Dilek Atlı, Bikini Bölgesi adını taşıyan köşesinde devrimci kadınları anlatmaya devam ediyor… Bu kez konuğu dansın büyük efsanesi Isadora Duncan. Isadora’yla sohbet eder gibi yazmış bir solukta okuduğum yazısını. En güzeli de annesinin ona ve bana ilettiği şahane not oldu: “Onu hatırlatmaya gönül düşürdüyseniz, siz de birer Isadora oldunuz demektir” demiş Dilek’in annesi. Herhalde kendi adıma aldığım en güzel iltifatlardan biri bu.
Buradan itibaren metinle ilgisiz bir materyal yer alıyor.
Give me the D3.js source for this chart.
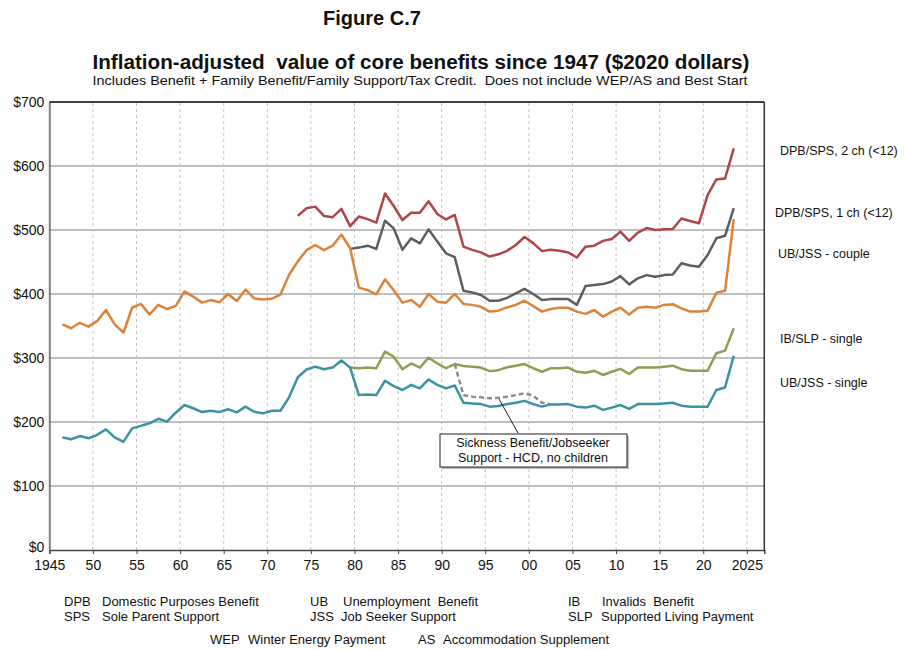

Şimdi sizi Dilek’in yazısıyla ve tabii ki Isadora Duncan’ın hikayesiyle baş başa bırakıyorum.
Üstteki fotoğraflarda Isadora Duncan’ı görüyorsunuz. Sadece en sondaki fotoğraf onu beyazperdede canlandıran Vanessa Redgrave’e ait. Altta ise ünlü Anna ve Elena Balbusso Kardeşler’in Isadora illastrasyonları yer alıyor. Onların bazı illüstrasyonlarını daha önce de Egoist Okur’da yayınlamıştım. Buradan bakabilirsiniz.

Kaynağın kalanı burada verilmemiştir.